2. ZK-Rollups: Using zero-knowledge cryptography, these rollups generate validity proofs. Projects like StarkNet commit cryptographic proofs to the main chain, ensuring security without revealing underlying data.

This era also saw the rise of Sharding, a technique planned for Ethereum 2.0 to divide the blockchain into parallel chains. While sharding promised massive scalability, it added significant complexity to node operations.

Generation 4: The Rise of Modular Blockchains

The current generation (2022-present) introduces Modular Blockchain Architecture. Instead of one chain doing everything, functions are decoupled into specialized layers:

• Data Availability (DA) Layers: Like Celestia, these ensure data is accessible without processing it.
• Consensus Layers: Handling agreement on state changes (e.g., Ethereum post-merge).
• Settlement Layers: Providing finality and security (e.g., StarkNet).
• Execution Layers: Running applications and smart contracts.

This separation allows each layer to scale independently. For example, Celestia’s DA network enables rollup-centric scaling where Ethereum serves as settlement while specialized execution environments handle apps. This approach addresses fragmentation issues seen in earlier multi-chain ecosystems.

Solana’s Parallel Processing Approach

While most chains moved toward modularity, Solana took a different path. It uses Proof of History (PoH) as a cryptographic timekeeping primitive alongside Proof of Stake. This allows validators to process transactions in parallel using its Sealevel runtime.

Solana achieves 2,000-65,000 tps with 400ms block times. However, this high-performance architecture has trade-offs. Between September 2021 and February 2022, Solana experienced seven network outages totaling 14 days of downtime. Developers praise the speed but complain about validation errors that provide little debugging information. Solana demonstrates that raw throughput often comes at the cost of reliability and decentralization.

Challenges in Modern Implementation

Developers face real-world hurdles with these new architectures. Ethereum developers report spending 40% of their time on gas optimization. The learning curve for Solidity is steep, taking 6-12 months for production readiness. Meanwhile, modular blockchain development requires understanding data availability sampling, fraud proofs, and validity proofs.

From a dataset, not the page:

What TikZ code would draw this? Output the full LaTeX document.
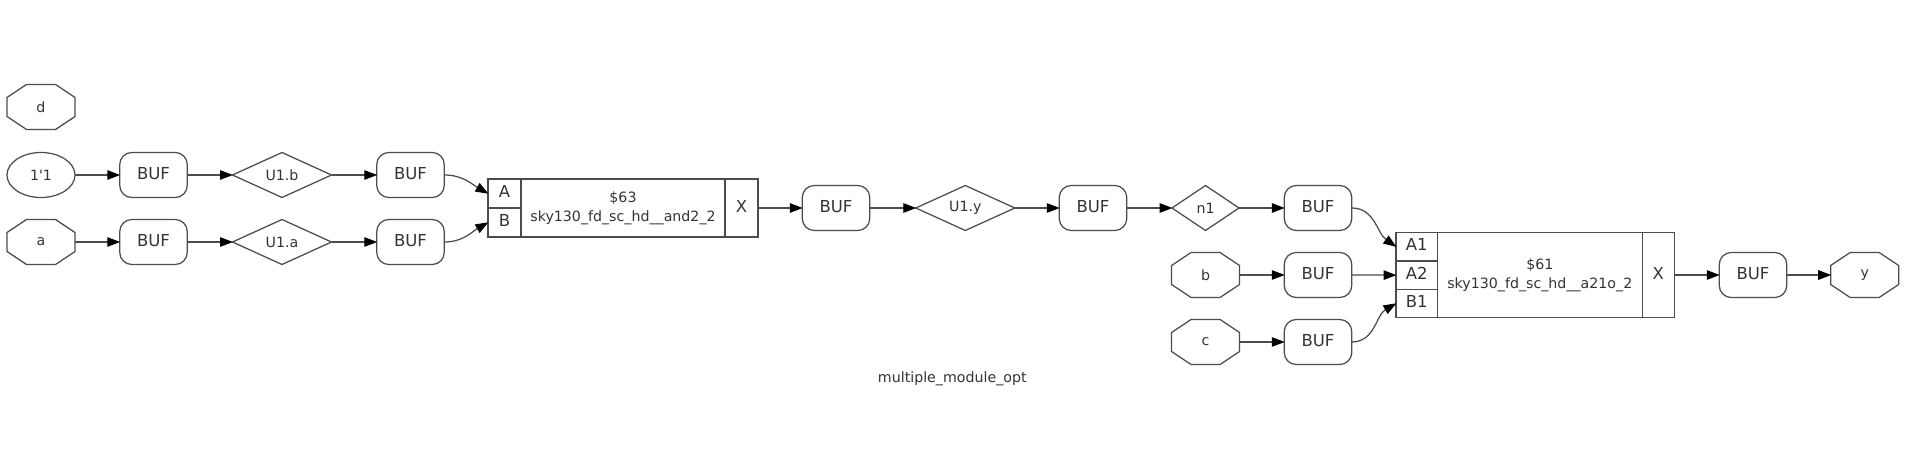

Enterprise adoption faces interoperability barriers. A 2024 Deloitte survey found that 78% of organizations cite incompatible data formats between blockchain networks as a major integration issue. Success stories like JPMorgan’s Onyx blockchain, which processes over $1.5 trillion in assets, rely on permissioned variants of Ethereum optimized for institutional settlement. Conversely, failures like the Terra/Luna collapse highlight how architectural flaws can lead to $40 billion in market value destruction within 72 hours.

Future Directions: ZK Proofs and Interoperability

The next frontier involves zero-knowledge proofs. Projects like Mina Protocol maintain a constant 22KB blockchain size through recursive zk-SNARKs. This suggests future architectures may prioritize cryptographic compression over raw storage capacity.

Interoperability is also evolving. The Interop Alliance, formed in January 2025 with 47 projects, is developing standardized interfaces for cross-chain communication. Ethereum’s Deneb-ProtoDanksharding upgrade (Q2 2025) will implement EIP-4844, reducing rollup transaction costs by 90%. These developments point toward a more connected, efficient, and scalable blockchain ecosystem.